Lincoln and His Admirals by Craig Symonds
Author:Craig Symonds [Symonds, Craig]
Language: eng
Format: epub, mobi, pdf
Publisher: Oxford University Press
Published: 2008-09-16T22:00:00+00:00
8
“I Shall Have to Cut This Knot”
Lincoln as Adjudicator
IT WAS NOT ALL BAD NEWS. Though the reports from the Army of the Potomac were devastating, those from the West were more positive, even electrifying. After his capture of Grand Gulf, Grant marched inland, brushed aside a rebel force under Joseph E. Johnston, and captured the Mississippi state capital, Jackson, on May 14. He then turned west toward Vicksburg’s back door, defeating the main Confederate army of John C. Pemberton at Champion Hill on May 16, and soon his forces were closing in on the city. Assaults on the Vicksburg defensive lines on May 19 and May 22 were unsuccessful, however, and Grant settled in for a siege. Despite Lincoln’s abhorrence of sieges, the almost breathless pace of the campaign left him feeling optimistic. On the day Grant captured Jackson, Dahlgren noted in his diary, “The President… was full of jokes and we had some hearty laughs.” Though only a month earlier Lincoln had expressed doubt about Grant’s seemingly endless maneuverings, he now wrote a friend that Grant’s campaign was “one of the most brilliant in the world.”1
Meanwhile, Lincoln again found himself playing referee in a series of disagreements between his secretary of state and his secretary of the navy. From the outset, Seward and Welles had taken opposing sides on many, if not most, of the issues before the cabinet, and like jealous siblings, each appealed to Father Abraham to sustain them. Usually, Lincoln brought the two men together and let them hash it out, but on occasion he played the role of arbiter, meeting separately with each man to let him explain his position, weighing and measuring the power of their arguments, then deciding for himself. On other occasions, Lincoln sought a middle ground between them. Seward prevailed in most of these clashes, leaving Welles to complain to his diary about the mysterious influence that “the trickster” had on the president.
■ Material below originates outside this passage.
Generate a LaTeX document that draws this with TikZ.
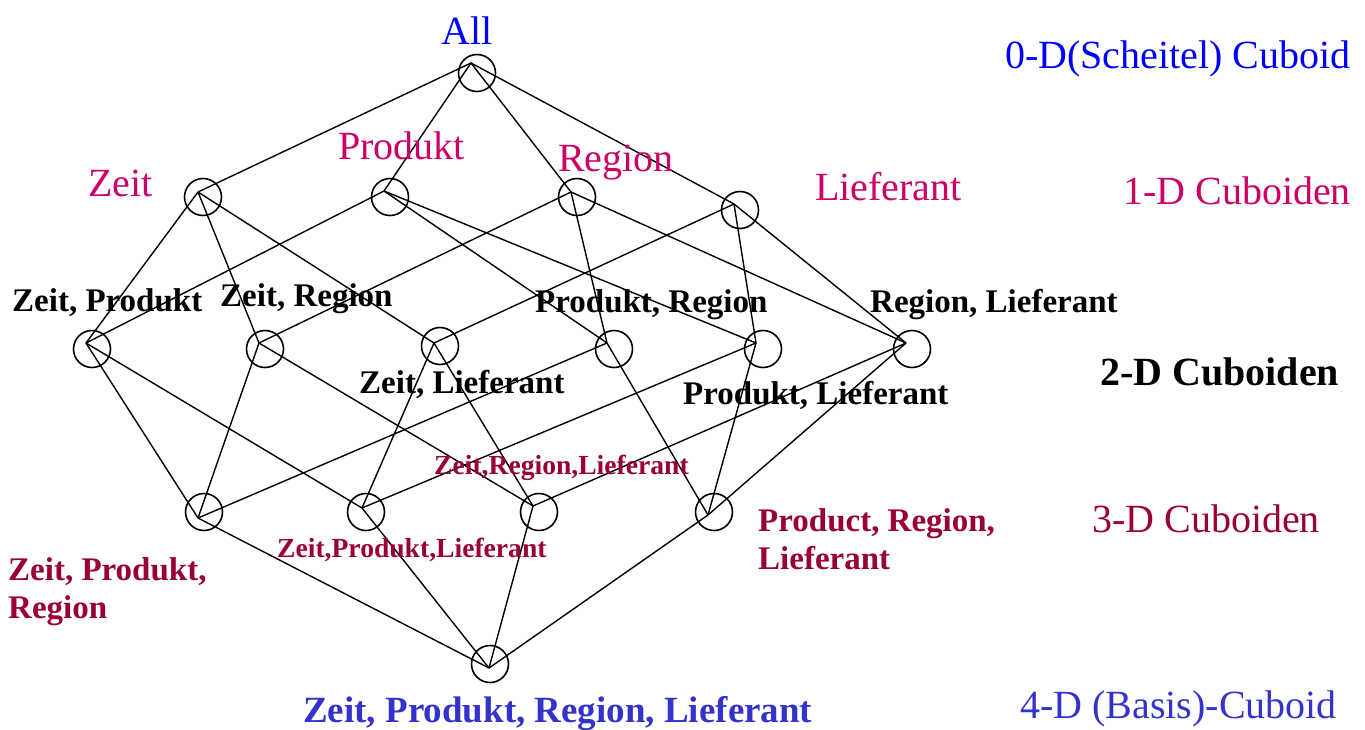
\documentclass[tikz,border=0pt]{standalone}
\usepackage{fontspec}
\setmainfont{Liberation Serif}
\definecolor{cblue}{RGB}{0,0,255}
\definecolor{cmag}{RGB}{204,0,102}
\definecolor{cdred}{RGB}{153,0,51}
\definecolor{cmblue}{RGB}{51,51,204}
\tikzset{
  circ/.style={draw,circle,minimum size=37pt,inner sep=0pt,line width=1.6pt},
  edge/.style={line width=1.4pt},
  txt/.style={anchor=base west,inner sep=0pt,align=left},
  big/.style={font=\fontsize{40}{48}\selectfont},
  bigb/.style={font=\bfseries\fontsize{40}{48}\selectfont},
  mid/.style={font=\bfseries\fontsize{33}{38}\selectfont},
  small/.style={font=\bfseries\fontsize{27.6}{32}\selectfont},
  basel/.style={font=\bfseries\fontsize{37}{42}\selectfont}
}
\begin{document}
\begin{tikzpicture}[x=1pt,y=-1pt]
\useasboundingbox (0,0) rectangle (1365,729);
% circles
\node[circ] (all) at (477,73) {};
\node[circ] (z) at (203,197) {};
\node[circ] (p) at (390,197) {};
\node[circ] (r) at (577,197) {};
\node[circ] (l) at (740,210) {};
\node[circ] (zp) at (92,349) {};
\node[circ] (zr) at (265,349) {};
\node[circ] (zl) at (440,346) {};
\node[circ] (pr) at (614,349) {};
\node[circ] (pl) at (763,349) {};
\node[circ] (rl) at (912,349) {};
\node[circ] (zpr) at (204,512) {};
\node[circ] (zpl) at (366,512) {};
\node[circ] (zrl) at (539,512) {};
\node[circ] (prl) at (714,512) {};
\node[circ] (base) at (490,664) {};
% hubs
\coordinate (allh) at (471,63);
\coordinate (zh) at (198,192);
\coordinate (ph) at (384,191);
\coordinate (rh) at (571,192);
\coordinate (lh) at (734,204);
\coordinate (zph) at (86,343);
\coordinate (zrh) at (259,343);
\coordinate (zlh) at (434,343);
\coordinate (prh) at (607,343);
\coordinate (plh) at (756,343);
\coordinate (rlh) at (906,343);
\coordinate (zprh) at (198,518);
\coordinate (zplh) at (362,508);
\coordinate (zrlh) at (533,506);
\coordinate (prlh) at (708,515);
\coordinate (baseh) at (489,668);
% edges
\foreach \a/\b in {allh/zh,allh/ph,allh/rh,allh/lh,
  zh/zph,zh/zrh,zh/zlh, ph/zph,ph/prh,ph/plh, rh/zrh,rh/prh,rh/rlh, lh/zlh,lh/plh,lh/rlh,
  zph/zprh,zph/zplh, zrh/zprh,zrh/zrlh, zlh/zplh,zlh/zrlh, prh/zprh,prh/prlh, plh/zplh,plh/prlh, rlh/zrlh,rlh/prlh,
  zprh/baseh,zplh/baseh,zrlh/baseh,prlh/baseh}
  \draw[edge] (\a) -- (\b);
% labels
\node[txt,big,text=cblue] (tall) at (441,44) {All};
\node[txt,big,text=cblue] (t0d) at (1005,68) {0-D(Scheitel) Cuboid};
\node[txt,big,text=cmag] (tz) at (88,196) {Zeit};
\node[txt,big,text=cmag] (tp) at (338,159) {Produkt};
\node[txt,big,text=cmag] (tr) at (558,171) {Region};
\node[txt,big,text=cmag] (tl) at (815,200) {Lieferant};
\node[txt,big,text=cmag] (t1d) at (1123,204) {1-D Cuboiden};
\node[txt,mid] (tzp) at (12,311) {Zeit, Produkt};
\node[txt,mid] (tzr) at (220,306) {Zeit, Region};
\node[txt,mid] (tpr) at (535,312) {Produkt, Region};
\node[txt,mid] (trl) at (870,312) {Region, Lieferant};
\node[txt,mid] (tzl) at (359,393) {Zeit, Lieferant};
\node[txt,mid] (tpl) at (683,404) {Produkt, Lieferant};
\node[txt,bigb] (t2d) at (1100,385) {2-D Cuboiden};
\node[txt,small,text=cdred] (tzrl) at (434,474) {Zeit,Region,Lieferant};
\node[txt,small,text=cdred] (tzpl) at (277,557) {Zeit,Produkt,Lieferant};
\node[txt,mid,text=cdred] (tprl) at (758,569) {Product, Region,\\Lieferant};
\node[txt,mid,text=cdred] (tzpr) at (8,618) {Zeit, Produkt,\\Region};
\node[txt,big,text=cdred] (t3d) at (1092,532) {3-D Cuboiden};
\node[txt,basel,text=cmblue] (tbase) at (303,722) {Zeit, Produkt, Region, Lieferant};
\node[txt,big,text=cmblue] (t4d) at (1020,718) {4-D (Basis)-Cuboid};
\end{tikzpicture}
\end{document}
There was more than a hint of jealousy in Welles’ notation that Lincoln allowed the “assuming and presuming, meddlesome, and uncertain” Seward to influence the president’s “wonderful kindness of heart.” In the spring of 1863, the disputes between Seward and Welles focused mostly on America’s precarious relationship with England. As a question of diplomacy, it was a subject that fell squarely within Seward’s domain as secretary of state, but the source of the friction was the conduct of U.S. Navy officers on the high seas, and that, Welles insisted, was his responsibility.2
Their first quarrel that spring concerned the authorization of American privateers. Despite administration protests against Confederate privateers back in 1861, Congress authorized Union privateers in March 1863, granting to Lincoln the power to issue letters of marque. Seward was enthusiastic about it. He believed that sending out private armed vessels would remind the English of how much they had to lose by risking war with the United States and act as a restraint on British behavior. Seward also suggested that American privateers would slow down, if not entirely halt, Confederate blockade running.